Other Non-destructive Methods

The relaxation and diffraction methods described above are effective for a wide range of materials. They have the advantage of involving a “primary” relationship, Hooke’s Law, to connect the measurements to the local stress. There are several other methods that infer the state of stress from “secondary” relationships, for example:

  • Ultrasonic methods

  • Magnetic (Barkhausen) methods

The Ultrasonic methods [38, 39] depend on the acousto-elastic effect, where the presence of stress causes small changes in the speed of sound transmission through metallic materials. The Magnetic methods [40] depend on the effect of stresses on material magnetic properties, usually the acoustic Barkhausen noise that is generated due to magnetostriction and magnetic domain orientation change in a ferromagnetic material as its magnetization state is being cycled.

The great advantage of many of these non-destructive methods is that they are relatively cheap and rapid to apply. Once set up, they can be operated automatically, and so are well suited to repeated or routine applications such as industrial quality control testing. However, their disadvantage is that they do not have a convenient zero datum (Challenge 1), so initialization with stress-free specimens is needed. In addition, the methods are very material specific and typically require individualized, time-consuming calibrations to fit the target test material (Challenge 3). Even small changes in specimen material can alter calibration settings quite substantially, so the methods are limited to quality control testing of large batches of nominally similar material. Setup and calibration typically require experienced operatives to achieve reliable results.

Conclusions

The “hidden” nature of residual stresses causes their evaluation procedures to be much more challenging than those for the relative measurements of applied stresses. These challenges can manifest in several ways:

  1. 1.

    The need for an absolute zero-stress datum. This is often difficult to achieve in practice. For relaxation type measurements, highly accurate, stress-free cutting is essential. For other methods, stress-free reference specimens must usually be prepared which are identical in state to the residually stressed location of interest.

  2. 2.

    The sample may need to be physically damaged in order to make the measurements. Such damage occurs with all relaxation type measurements, and sometimes also with diffractive measurements. This issue is a particular concern when working with non-disposable specimens, when the part is still in service, or when multiple measurements are desired on the same specimen.

  3. 3.

    Specific material-dependent calibrations may be needed. This issue arises to some extent with all measurement methods, but is a particular challenge with the “Other Non-destructive Methods”, where small variations in material composition or preparation can require substantial changes in the calibration.

  4. 4.

    Sensitivity to stresses at nearby locations in addition to those at the measurement location. This issue typically creates the need for “inverse” calculations.

  5. 5.

    Substantial sensitivity to measurement and procedural imperfections. Consequently, a very high standard of measurement and procedural precision is required to achieve effective results.

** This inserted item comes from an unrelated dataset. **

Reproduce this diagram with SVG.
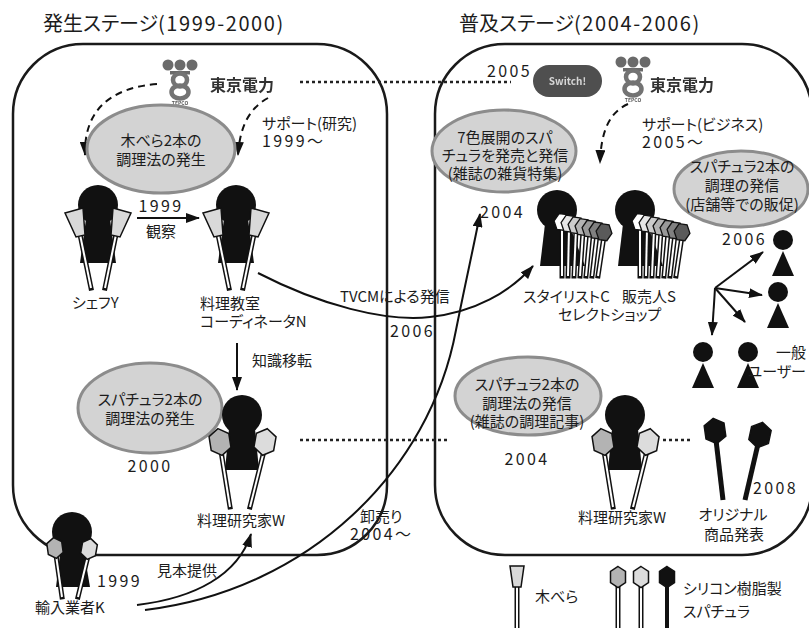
<svg xmlns="http://www.w3.org/2000/svg" width="809" height="628" viewBox="0 0 809 628">
<style>
text { font-family: "Noto Sans CJK JP","Noto Sans",sans-serif; font-size:15px; fill:#1c1c1c; font-feature-settings:"palt" 1; }
.num { font-size:16px; letter-spacing:2.4px; }
.ttl { font-size:20px; }
.ttl tspan { letter-spacing:1.6px; }
.mid { text-anchor:middle; }
.panel { fill:none; stroke:#1a1a1a; stroke-width:2.5; }
.bubble { fill:#d3d3d3; stroke:#8c8c8c; stroke-width:3; }
.arr { fill:none; stroke:#111; stroke-width:2; marker-end:url(#ah); }
.dash { fill:none; stroke:#111; stroke-width:2; stroke-dasharray:7 5; marker-end:url(#ah); }
.dot { stroke:#222; stroke-width:2.5; stroke-dasharray:3 3; }
.ink { fill:#111; }
.hb { stroke:#111; stroke-width:5; stroke-linecap:square; }
.hw { stroke:#fff; stroke-width:2; }
.hk { stroke:#111; stroke-width:5; }
.pad { fill:#d9d9d9; stroke:#111; stroke-width:1.5; }
.s1 { fill:#b3b3b3; }
.s2 { fill:#dcdcdc; }
.s3 { fill:#111; }
.logo { fill:#6a6a6a; }
.logoRing { fill:none; stroke:#737373; stroke-width:4.5; }
.brand { font-size:16px; font-weight:bold; fill:#333; }
</style>
<defs>
  <marker id="ah" viewBox="0 0 14 10" refX="13" refY="5" markerWidth="14" markerHeight="10" markerUnits="userSpaceOnUse" orient="auto">
    <path d="M0,0 L14,5 L0,10 z" fill="#111"/>
  </marker>
  <filter id="soft" x="-10%" y="-10%" width="120%" height="120%">
    <feGaussianBlur stdDeviation="0.7"/>
  </filter>
  <!-- silicone spatula heads -->
  <polygon id="hex" points="0,-13.5 10,-7 10,7 0,13.5 -10,7 -10,-7" stroke="#111" stroke-width="1.5"/>
  <polygon id="hexS" points="0,-10.5 7.5,-5.5 7.5,5.5 0,10.5 -7.5,5.5 -7.5,-5.5" stroke="#111" stroke-width="1.5"/>
  <polygon id="fhex" points="-8,0 -4,-8 4,-8 8,0 4,8 -4,8" stroke="#111" stroke-width="1.3"/>
  <!-- person holding two wooden spatulas -->
  <g id="woodFig">
    <circle r="20" class="ink"/>
    <polygon class="ink" points="-12,14 12,14 18,58 -18,58"/>
    <line class="hb" x1="-18.5" y1="27" x2="-7" y2="83"/><line class="hw" x1="-18.5" y1="27" x2="-7" y2="83"/>
    <line class="hb" x1="18.5" y1="27" x2="7" y2="83"/><line class="hw" x1="18.5" y1="27" x2="7" y2="83"/>
    <polygon class="pad" points="-33,8 -15,3 -13,30 -22,32"/>
    <polygon class="pad" points="15,3 33,8 22,32 13,30"/>
  </g>
  <!-- person holding two silicone spatulas -->
  <g id="siliFig">
    <circle r="20" class="ink"/>
    <polygon class="ink" points="-13,14 13,14 17,55 -17,55"/>
    <line class="hb" x1="-21" y1="36" x2="-12" y2="92"/><line class="hw" x1="-21" y1="36" x2="-12" y2="92"/>
    <line class="hb" x1="22" y1="36" x2="8" y2="92"/><line class="hw" x1="22" y1="36" x2="8" y2="92"/>
    <use href="#hex" class="s1" transform="translate(-22,27) rotate(-9)"/>
    <use href="#hex" class="s2" transform="translate(23,27) rotate(10)"/>
  </g>
  <!-- person holding a fan of seven coloured spatulas -->
  <g id="fanFig">
    <circle r="20" class="ink"/>
    <polygon class="ink" points="-12,14 12,14 28,56 -17,56"/>
    <line class="hb" x1="5" y1="16" x2="5" y2="66"/><line class="hw" x1="5" y1="16" x2="5" y2="66"/>
    <use href="#fhex" fill="#ffffff" transform="translate(5,12) rotate(8)"/>
    <line class="hb" x1="12" y1="18" x2="11" y2="66"/><line class="hw" x1="12" y1="18" x2="11" y2="66"/>
    <use href="#fhex" fill="#e6e6e6" transform="translate(12,13.7) rotate(8)"/>
    <line class="hb" x1="19" y1="19" x2="17" y2="66"/><line class="hw" x1="19" y1="19" x2="17" y2="66"/>
    <use href="#fhex" fill="#cccccc" transform="translate(19,15.4) rotate(8)"/>
    <line class="hb" x1="26" y1="21" x2="23" y2="66"/><line class="hw" x1="26" y1="21" x2="23" y2="66"/>
    <use href="#fhex" fill="#b3b3b3" transform="translate(26,17.1) rotate(8)"/>
    <line class="hb" x1="33" y1="23" x2="29" y2="66"/><line class="hw" x1="33" y1="23" x2="29" y2="66"/>
    <use href="#fhex" fill="#999999" transform="translate(33,18.8) rotate(8)"/>
    <line class="hb" x1="40" y1="24" x2="35" y2="66"/><line class="hw" x1="40" y1="24" x2="35" y2="66"/>
    <use href="#fhex" fill="#808080" transform="translate(40,20.5) rotate(8)"/>
    <line class="hb" x1="47" y1="26" x2="41" y2="66"/><line class="hw" x1="47" y1="26" x2="41" y2="66"/>
    <use href="#fhex" fill="#5a5a5a" transform="translate(47,22.2) rotate(8)"/>
  </g>
  <!-- general user -->
  <g id="user">
    <circle r="10" class="ink"/>
    <polygon class="ink" points="0,11 11,36 -11,36"/>
  </g>
  <!-- utility company mark -->
  <g id="mark">
    <circle cx="-12" cy="0" r="5.5" class="logo"/>
    <circle cx="0" cy="0" r="5.5" class="logo"/>
    <circle cx="12" cy="0" r="5.5" class="logo"/>
    <rect x="-10" y="6" width="20" height="3.5" class="logo"/>
    <ellipse cx="0" cy="15" rx="7" ry="6.5" class="logoRing"/>
    <ellipse cx="0" cy="27" rx="8.5" ry="6.5" class="logoRing"/>
    <text x="0" y="40" class="mid" style="font-size:5px;font-weight:bold;fill:#555">TEPCO</text>
  </g>
</defs>

<!-- stage titles -->
<text x="43" y="31" class="ttl">発生ステージ<tspan>(1999-2000)</tspan></text>
<text x="459" y="31" class="ttl">普及ステージ<tspan>(2004-2006)</tspan></text>

<!-- stage frames -->
<rect id="stage-emergence" class="panel" x="13" y="44" width="374" height="511" rx="70"/>
<rect id="stage-diffusion" class="panel" x="435" y="44" width="377" height="511" rx="70"/>

<!-- connectors -->
<g id="connectors">
  <line class="dot" x1="300" y1="82" x2="511" y2="82"/>
  <line class="dot" x1="300" y1="440" x2="450" y2="440"/>
  <line class="dot" x1="663" y1="440" x2="690" y2="440"/>
  <path class="dash" d="M157,84 C110,88 84,110 85,155"/>
  <path class="dash" d="M268,98 C250,108 240,125 238,155"/>
  <path class="dash" d="M628,104 C610,112 601,130 600,163"/>
  <line class="arr" x1="137" y1="218" x2="199" y2="218"/>
  <line class="arr" x1="237" y1="343" x2="237" y2="390"/>
  <path class="arr" d="M258,273 C320,305 385,322 430,317 C475,312 510,292 533,266"/>
  <path class="arr" d="M137,605 C195,598 238,575 251,534"/>
  <path class="arr" d="M145,610 C310,590 430,470 456,330 C466,280 474,245 480,214"/>
  <line class="arr" x1="715" y1="288" x2="763" y2="252"/>
  <line class="arr" x1="715" y1="288" x2="762" y2="295"/>
  <line class="arr" x1="715" y1="288" x2="745" y2="322"/>
  <line class="arr" x1="715" y1="288" x2="712" y2="335"/>
</g>

<!-- connector labels -->
<text x="262" y="129">サポート(研究)<tspan x="262" dy="18" class="num">1999〜</tspan></text>
<text x="161" y="212" class="mid num">1999</text>
<text x="161" y="237" class="mid">観察</text>
<text x="252" y="366">知識移転</text>
<text x="340" y="302">TVCMによる発信</text>
<text x="390" y="337" class="num">2006</text>
<text x="157" y="576">見本提供</text>
<text x="360" y="522">卸売り<tspan x="350" dy="18" class="num">2004〜</tspan></text>
<text x="642" y="130">サポート(ビジネス)<tspan x="642" dy="18" class="num">2005〜</tspan></text>

<!-- support company (emergence) -->
<g id="tepco-1" filter="url(#soft)">
  <use href="#mark" transform="translate(180,65)"/>
  <text x="210" y="91" class="brand">東京電力</text>
</g>

<!-- support company (diffusion) -->
<g id="tepco-2" filter="url(#soft)">
  <use href="#mark" transform="translate(633,62)"/>
  <text x="650" y="91" class="brand">東京電力</text>
</g>

<!-- Switch! campaign -->
<g id="switch">
  <text x="487" y="77" class="num">2005</text>
  <g filter="url(#soft)">
    <rect x="533" y="65" width="69" height="32" rx="16" fill="#4f4f4f"/>
    <text x="567.5" y="85" class="mid" style="font-size:10px;font-weight:bold;fill:#d6d6d6">Switch!</text>
  </g>
</g>

<!-- bubble: wooden spatula method -->
<g id="bubble-wood">
  <ellipse class="bubble" cx="161" cy="149" rx="74" ry="44"/>
  <text x="161" y="146" class="mid">木べら2本の<tspan x="161" dy="19">調理法の発生</tspan></text>
</g>

<!-- chef Y -->
<g id="chef-y">
  <use href="#woodFig" transform="translate(98,205)"/>
  <text x="72" y="308">シェフY</text>
</g>

<!-- cooking school coordinator N -->
<g id="coordinator-n">
  <use href="#woodFig" transform="translate(236,205)"/>
  <text x="200" y="309">料理教室<tspan x="200" dy="18">コーディネータN</tspan></text>
</g>

<!-- bubble: two-spatula method -->
<g id="bubble-spatula">
  <ellipse class="bubble" cx="150" cy="408" rx="72" ry="45"/>
  <text x="150" y="405" class="mid">スパチュラ2本の<tspan x="150" dy="19">調理法の発生</tspan></text>
  <text x="150" y="472" class="mid num">2000</text>
</g>

<!-- cooking researcher W (emergence) -->
<g id="researcher-w1">
  <use href="#siliFig" transform="translate(242,415)"/>
  <text x="197" y="526">料理研究家W</text>
</g>

<!-- importer K -->
<g id="importer-k">
  <circle cx="72" cy="532" r="20" class="ink"/>
  <polygon class="ink" points="61,546 83,546 90,587 56,587"/>
  <line class="hb" x1="56" y1="555" x2="62" y2="597"/><line class="hw" x1="56" y1="555" x2="62" y2="597"/>
  <line class="hb" x1="88" y1="556" x2="78" y2="597"/><line class="hw" x1="88" y1="556" x2="78" y2="597"/>
  <use href="#hexS" class="s1" transform="translate(55,548) rotate(-8)"/>
  <use href="#hexS" class="s2" transform="translate(89,549) rotate(10)"/>
  <text x="97" y="587" class="num">1999</text>
  <text x="35" y="613">輸入業者K</text>
</g>

<!-- bubble: seven colours -->
<g id="bubble-colors">
  <ellipse class="bubble" cx="504" cy="151" rx="72" ry="41"/>
  <text x="505" y="143" class="mid">7色展開のスパ<tspan x="505" dy="18">チュラを発売と発信</tspan><tspan x="505" dy="18">(雑誌の雑貨特集)</tspan></text>
</g>

<!-- stylist C -->
<g id="stylist-c">
  <use href="#fanFig" transform="translate(557,210)"/>
  <text x="480" y="218" class="num">2004</text>
  <text x="523" y="302">スタイリストC<tspan x="558" dy="18">セレクトショップ</tspan></text>
</g>

<!-- seller S -->
<g id="seller-s">
  <use href="#fanFig" transform="translate(635,210)"/>
  <text x="622" y="302">販売人S</text>
</g>

<!-- bubble: in-store promotion -->
<g id="bubble-store">
  <ellipse class="bubble" cx="741" cy="189" rx="67" ry="38"/>
  <text x="742" y="172" class="mid">スパチュラ2本の<tspan x="742" dy="19">調理の発信</tspan><tspan x="742" dy="19">(店舗等での販促)</tspan></text>
</g>

<!-- general users -->
<g id="users">
  <text x="722" y="245" class="num">2006</text>
  <use href="#user" transform="translate(783,240)"/>
  <use href="#user" transform="translate(778,292)"/>
  <use href="#user" transform="translate(703,352)"/>
  <use href="#user" transform="translate(748,352)"/>
  <text x="806" y="358" style="text-anchor:end">一般<tspan x="806" dy="19">ユーザー</tspan></text>
</g>

<!-- bubble: magazine recipes -->
<g id="bubble-recipe">
  <ellipse class="bubble" cx="528" cy="396" rx="73" ry="39"/>
  <text x="527" y="390" class="mid">スパチュラ2本の<tspan x="527" dy="19">調理法の発信</tspan><tspan x="527" dy="18">(雑誌の調理記事)</tspan></text>
  <text x="527" y="465" class="mid num">2004</text>
</g>

<!-- cooking researcher W (diffusion) -->
<g id="researcher-w2">
  <use href="#siliFig" transform="translate(625,415)"/>
  <text x="578" y="523">料理研究家W</text>
</g>

<!-- original product -->
<g id="original-product">
  <line class="hk" x1="716" y1="440" x2="723" y2="500"/>
  <line class="hk" x1="758" y1="444" x2="745" y2="500"/>
  <use href="#hex" class="s3" transform="translate(715,431) rotate(-8) scale(1,0.95)"/>
  <use href="#hex" class="s3" transform="translate(760,435) rotate(12) scale(1,0.95)"/>
  <text x="753" y="494" class="num">2008</text>
  <text x="733" y="520" class="mid">オリジナル<tspan x="734" dy="20">商品発表</tspan></text>
</g>

<!-- legend -->
<g id="legend">
  <line class="hb" x1="517" y1="586" x2="517" y2="632"/><line class="hw" x1="517" y1="586" x2="517" y2="632"/>
  <polygon class="pad" points="510,566 524,566 521,587 513,587"/>
  <text x="535" y="602">木べら</text>
  <line class="hb" x1="618" y1="586" x2="618" y2="632"/><line class="hw" x1="618" y1="586" x2="618" y2="632"/>
  <line class="hb" x1="641" y1="586" x2="641" y2="632"/><line class="hw" x1="641" y1="586" x2="641" y2="632"/>
  <line class="hk" x1="667" y1="586" x2="667" y2="632" style="stroke-width:4"/>
  <use href="#hexS" class="s1" transform="translate(618,577)"/>
  <use href="#hexS" class="s2" transform="translate(641,577)"/>
  <use href="#hexS" class="s3" transform="translate(667,577)"/>
  <text x="683" y="594">シリコン樹脂製<tspan x="683" dy="23">スパチュラ</tspan></text>
</g>
</svg>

The combination of all of these challenges causes residual stress measurements to be highly sensitive to adverse influences. Thus, residual stress measurements tend to have wider error bars than analogous applied stress measurements. This does not mean that residual stress measurements are inferior to applied stress measurements. Actually, one may argue the opposite because residual stress measurements generally demand methods of higher sophistication.

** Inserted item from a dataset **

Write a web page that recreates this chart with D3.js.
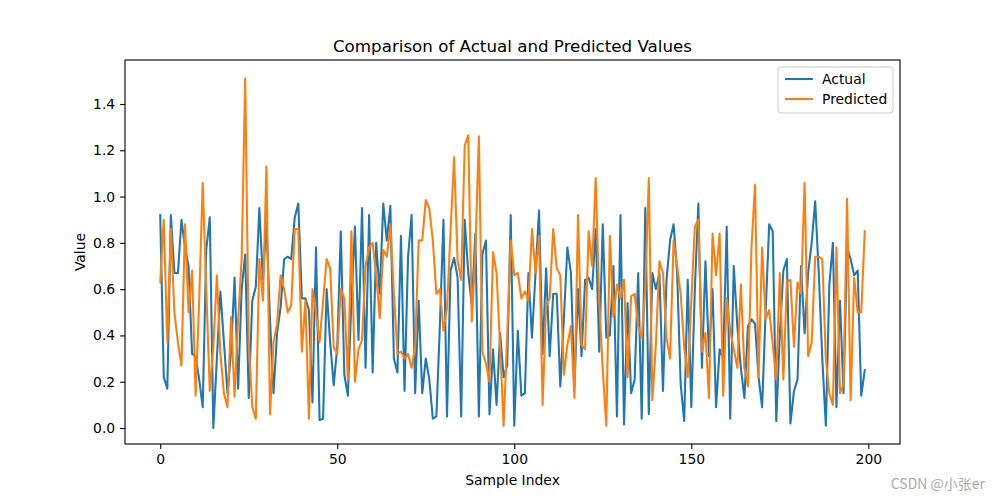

The above five challenges place substantial demands on the operator, thus substantial knowledge, skill and experience are required. The community of residual stress practitioners is a relatively small one within the world of experimental mechanics. However, it is quite active and is specialized in the various residual stress measurement methodologies. This specialization is required by the high level of detailed knowledge and experience to be able to address all five challenges listed above. Thus, as noted by the UK National Physical Laboratory [8], operator skill is indeed a very important factor. The learning curve is somewhat long, but fortunately, various guides have been produced to help practitioners make reliable measurements e.g., [2, 6, 8, 41,42,43,44]. In addition, several specialized residual stress conferences take place regularly to share emerging best practices and to offer training courses to new practitioners.